[Start]

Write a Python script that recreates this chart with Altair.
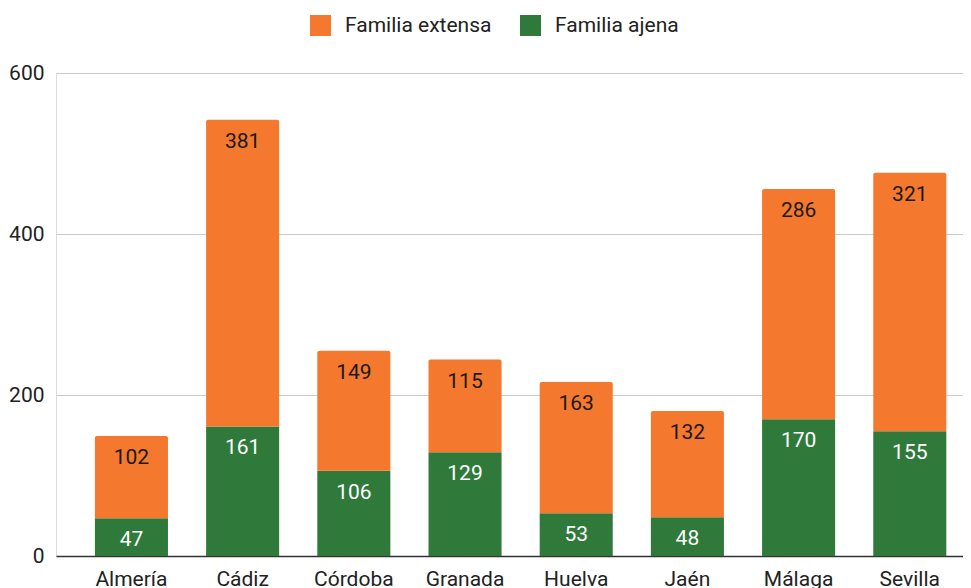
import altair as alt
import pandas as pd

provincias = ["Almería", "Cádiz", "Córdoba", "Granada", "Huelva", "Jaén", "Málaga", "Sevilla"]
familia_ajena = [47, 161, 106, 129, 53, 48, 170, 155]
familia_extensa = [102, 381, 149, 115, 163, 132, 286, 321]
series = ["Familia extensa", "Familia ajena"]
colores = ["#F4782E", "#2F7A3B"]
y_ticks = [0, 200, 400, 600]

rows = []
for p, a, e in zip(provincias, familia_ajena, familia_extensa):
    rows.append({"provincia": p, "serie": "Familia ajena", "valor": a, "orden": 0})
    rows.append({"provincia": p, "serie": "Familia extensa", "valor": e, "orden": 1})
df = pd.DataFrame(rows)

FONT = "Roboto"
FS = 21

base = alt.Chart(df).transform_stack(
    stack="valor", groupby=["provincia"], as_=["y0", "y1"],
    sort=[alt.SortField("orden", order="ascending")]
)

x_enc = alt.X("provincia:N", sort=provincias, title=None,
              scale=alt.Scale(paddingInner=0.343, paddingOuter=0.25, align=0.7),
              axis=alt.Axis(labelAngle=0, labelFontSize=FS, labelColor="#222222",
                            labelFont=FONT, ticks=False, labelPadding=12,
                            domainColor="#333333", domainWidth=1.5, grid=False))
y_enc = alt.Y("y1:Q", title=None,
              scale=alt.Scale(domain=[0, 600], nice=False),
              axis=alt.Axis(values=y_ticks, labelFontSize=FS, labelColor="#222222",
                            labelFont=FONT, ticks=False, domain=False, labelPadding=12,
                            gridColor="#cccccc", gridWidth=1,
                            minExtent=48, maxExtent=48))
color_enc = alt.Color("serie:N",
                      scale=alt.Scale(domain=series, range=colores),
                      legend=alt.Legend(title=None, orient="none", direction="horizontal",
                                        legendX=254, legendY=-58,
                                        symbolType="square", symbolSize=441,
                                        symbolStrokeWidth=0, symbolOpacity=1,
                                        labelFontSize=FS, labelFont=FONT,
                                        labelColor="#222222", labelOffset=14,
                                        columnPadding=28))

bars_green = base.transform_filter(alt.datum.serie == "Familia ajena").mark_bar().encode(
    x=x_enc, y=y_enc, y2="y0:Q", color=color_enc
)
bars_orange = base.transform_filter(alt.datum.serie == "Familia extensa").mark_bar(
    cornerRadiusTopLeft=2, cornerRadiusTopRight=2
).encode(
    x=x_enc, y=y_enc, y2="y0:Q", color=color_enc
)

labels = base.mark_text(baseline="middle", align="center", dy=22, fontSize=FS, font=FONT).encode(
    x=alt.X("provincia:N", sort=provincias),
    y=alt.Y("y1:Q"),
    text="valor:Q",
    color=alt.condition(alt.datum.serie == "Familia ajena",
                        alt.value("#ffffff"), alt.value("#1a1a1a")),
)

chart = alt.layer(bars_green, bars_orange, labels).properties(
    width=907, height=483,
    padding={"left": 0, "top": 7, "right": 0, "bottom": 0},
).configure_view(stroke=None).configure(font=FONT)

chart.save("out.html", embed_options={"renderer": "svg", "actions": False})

[End]

Task goal -
Go through the listing above and quote it exactly, apart from its images.

Answer below -
Write a Python script that recreates this chart with Altair.
import altair as alt
import pandas as pd

provincias = ["Almería", "Cádiz", "Córdoba", "Granada", "Huelva", "Jaén", "Málaga", "Sevilla"]
familia_ajena = [47, 161, 106, 129, 53, 48, 170, 155]
familia_extensa = [102, 381, 149, 115, 163, 132, 286, 321]
series = ["Familia extensa", "Familia ajena"]
colores = ["#F4782E", "#2F7A3B"]
y_ticks = [0, 200, 400, 600]

rows = []
for p, a, e in zip(provincias, familia_ajena, familia_extensa):
    rows.append({"provincia": p, "serie": "Familia ajena", "valor": a, "orden": 0})
    rows.append({"provincia": p, "serie": "Familia extensa", "valor": e, "orden": 1})
df = pd.DataFrame(rows)

FONT = "Roboto"
FS = 21

base = alt.Chart(df).transform_stack(
    stack="valor", groupby=["provincia"], as_=["y0", "y1"],
    sort=[alt.SortField("orden", order="ascending")]
)

x_enc = alt.X("provincia:N", sort=provincias, title=None,
              scale=alt.Scale(paddingInner=0.343, paddingOuter=0.25, align=0.7),
              axis=alt.Axis(labelAngle=0, labelFontSize=FS, labelColor="#222222",
                            labelFont=FONT, ticks=False, labelPadding=12,
                            domainColor="#333333", domainWidth=1.5, grid=False))
y_enc = alt.Y("y1:Q", title=None,
              scale=alt.Scale(domain=[0, 600], nice=False),
              axis=alt.Axis(values=y_ticks, labelFontSize=FS, labelColor="#222222",
                            labelFont=FONT, ticks=False, domain=False, labelPadding=12,
                            gridColor="#cccccc", gridWidth=1,
                            minExtent=48, maxExtent=48))
color_enc = alt.Color("serie:N",
                      scale=alt.Scale(domain=series, range=colores),
                      legend=alt.Legend(title=None, orient="none", direction="horizontal",
                                        legendX=254, legendY=-58,
                                        symbolType="square", symbolSize=441,
                                        symbolStrokeWidth=0, symbolOpacity=1,
                                        labelFontSize=FS, labelFont=FONT,
                                        labelColor="#222222", labelOffset=14,
                                        columnPadding=28))

bars_green = base.transform_filter(alt.datum.serie == "Familia ajena").mark_bar().encode(
    x=x_enc, y=y_enc, y2="y0:Q", color=color_enc
)
bars_orange = base.transform_filter(alt.datum.serie == "Familia extensa").mark_bar(
    cornerRadiusTopLeft=2, cornerRadiusTopRight=2
).encode(
    x=x_enc, y=y_enc, y2="y0:Q", color=color_enc
)

labels = base.mark_text(baseline="middle", align="center", dy=22, fontSize=FS, font=FONT).encode(
    x=alt.X("provincia:N", sort=provincias),
    y=alt.Y("y1:Q"),
    text="valor:Q",
    color=alt.condition(alt.datum.serie == "Familia ajena",
                        alt.value("#ffffff"), alt.value("#1a1a1a")),
)

chart = alt.layer(bars_green, bars_orange, labels).properties(
    width=907, height=483,
    padding={"left": 0, "top": 7, "right": 0, "bottom": 0},
).configure_view(stroke=None).configure(font=FONT)

chart.save("out.html", embed_options={"renderer": "svg", "actions": False})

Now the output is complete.